Although John admits debate on certain issues, he makes it clear that in one area, and one area alone, there is no room for compromise. There is nothing to debate. He writes:
“Those who say, "I love God," and hate their brothers or sisters, are liars; for those who do not love a brother or sister whom they have seen, cannot love God whom they have not seen. The commandment we have from him is this: those who love God must love their brothers and sisters also.” (vv 20f)
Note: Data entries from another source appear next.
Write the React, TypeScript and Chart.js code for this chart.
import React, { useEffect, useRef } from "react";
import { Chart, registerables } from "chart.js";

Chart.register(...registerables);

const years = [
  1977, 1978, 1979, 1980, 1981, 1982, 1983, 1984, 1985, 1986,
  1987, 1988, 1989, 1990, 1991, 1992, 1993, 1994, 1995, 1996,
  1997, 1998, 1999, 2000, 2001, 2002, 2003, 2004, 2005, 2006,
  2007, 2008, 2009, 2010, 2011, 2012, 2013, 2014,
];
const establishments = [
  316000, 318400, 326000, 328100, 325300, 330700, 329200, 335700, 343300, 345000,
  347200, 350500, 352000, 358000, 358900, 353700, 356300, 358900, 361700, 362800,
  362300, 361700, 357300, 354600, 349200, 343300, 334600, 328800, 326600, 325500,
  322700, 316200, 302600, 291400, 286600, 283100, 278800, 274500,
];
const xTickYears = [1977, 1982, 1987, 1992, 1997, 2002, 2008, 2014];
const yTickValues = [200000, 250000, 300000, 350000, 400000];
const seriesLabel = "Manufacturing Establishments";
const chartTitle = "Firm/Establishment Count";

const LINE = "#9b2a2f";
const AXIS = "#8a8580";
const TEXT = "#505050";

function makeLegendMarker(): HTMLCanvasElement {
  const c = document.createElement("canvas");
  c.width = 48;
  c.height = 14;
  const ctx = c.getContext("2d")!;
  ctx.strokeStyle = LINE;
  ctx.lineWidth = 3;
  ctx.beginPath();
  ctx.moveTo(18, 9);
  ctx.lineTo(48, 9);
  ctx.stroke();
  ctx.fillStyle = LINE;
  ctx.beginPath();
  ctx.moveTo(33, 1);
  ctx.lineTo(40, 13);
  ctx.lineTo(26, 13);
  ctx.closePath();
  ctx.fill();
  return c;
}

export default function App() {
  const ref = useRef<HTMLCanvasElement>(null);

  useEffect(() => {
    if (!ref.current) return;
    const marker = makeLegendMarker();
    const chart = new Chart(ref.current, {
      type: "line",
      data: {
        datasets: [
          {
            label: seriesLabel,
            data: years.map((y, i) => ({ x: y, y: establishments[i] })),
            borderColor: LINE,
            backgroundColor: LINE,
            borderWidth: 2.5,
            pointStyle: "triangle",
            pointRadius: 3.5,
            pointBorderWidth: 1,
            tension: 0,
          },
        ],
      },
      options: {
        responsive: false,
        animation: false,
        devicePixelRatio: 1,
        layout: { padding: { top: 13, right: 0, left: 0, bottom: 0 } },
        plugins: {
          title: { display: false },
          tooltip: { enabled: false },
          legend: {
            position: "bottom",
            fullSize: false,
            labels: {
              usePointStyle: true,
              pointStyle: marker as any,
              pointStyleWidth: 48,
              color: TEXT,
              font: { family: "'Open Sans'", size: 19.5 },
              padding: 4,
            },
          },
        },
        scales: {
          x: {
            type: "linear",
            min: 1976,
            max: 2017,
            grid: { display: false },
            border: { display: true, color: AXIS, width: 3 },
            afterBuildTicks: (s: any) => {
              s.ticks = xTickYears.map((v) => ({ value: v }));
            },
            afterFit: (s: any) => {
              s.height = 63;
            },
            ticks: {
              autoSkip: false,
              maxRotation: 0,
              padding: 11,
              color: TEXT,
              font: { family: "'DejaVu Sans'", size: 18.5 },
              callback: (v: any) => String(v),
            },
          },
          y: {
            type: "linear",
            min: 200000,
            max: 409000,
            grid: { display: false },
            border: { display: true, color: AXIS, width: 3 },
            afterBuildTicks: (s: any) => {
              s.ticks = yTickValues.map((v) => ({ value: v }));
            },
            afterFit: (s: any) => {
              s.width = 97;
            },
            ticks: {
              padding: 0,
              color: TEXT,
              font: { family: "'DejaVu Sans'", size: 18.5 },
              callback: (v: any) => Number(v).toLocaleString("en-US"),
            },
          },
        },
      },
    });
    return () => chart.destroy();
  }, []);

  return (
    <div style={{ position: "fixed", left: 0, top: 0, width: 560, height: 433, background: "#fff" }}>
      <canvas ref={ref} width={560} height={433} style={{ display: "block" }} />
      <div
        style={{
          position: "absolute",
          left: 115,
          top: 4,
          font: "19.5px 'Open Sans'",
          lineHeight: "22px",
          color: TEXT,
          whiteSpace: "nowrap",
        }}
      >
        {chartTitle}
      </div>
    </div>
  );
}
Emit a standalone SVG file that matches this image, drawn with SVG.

It is the merciful who will know that God will be merciful to them. It is those who forgive who know that they are indeed forgiven. The example for us is the God ‘whose property it is always to show mercy.’ Or as John Donne put it in that Christmas Day sermon (1624):
God made Sun and Moon to distinguish seasons, and day and night, and we cannot have the fruits of the Earth but in their seasons; But God hath made no decree to distinguish the seasons of his mercies. In paradise the fruits were ripe, the first minute, and in heaven it is always Autumn, his mercies are ever in their maturity.
In following Christ we were never promised by our Master an easy life, or a successful life. It is hard to live in charity and peace with all. But we were promised a full life of inner peace and unspeakable joy.

The opening lines of that Hugh Grant film of a couple of years ago, Love Actually, capture it well:
“General opinion's starting to make out that we live in a world of hatred and greed - but I don't see that - seems to me that love is everywhere.
Igniting laughter, wreaking havoc, breaking hearts, daring commitments, forcing choices, catapulting spirits, forging inroads, creating risks - ecstatic, exciting, unexpected, unwelcome, inconvenient, inexplicable, inelegant, unequalled. Love, actually, is all around.”
In that multitude of ordinary moments of everyday living, with all its messiness and uncertainty, still there is a quiet music in our soul that reminds us that we are loved, and that in loving we fulfil our highest destiny.

And that is why this central act of Eucharist is an invitation to communion with God in the costly sacrifice of Christ, as well as a communion with each other.
Welcome Jesu,
Deep in my soul forever stay;
Joy and love my heart are filling
On this glad Communion day.
“God is love, and those who abide in love abide in God, and God abides in them.”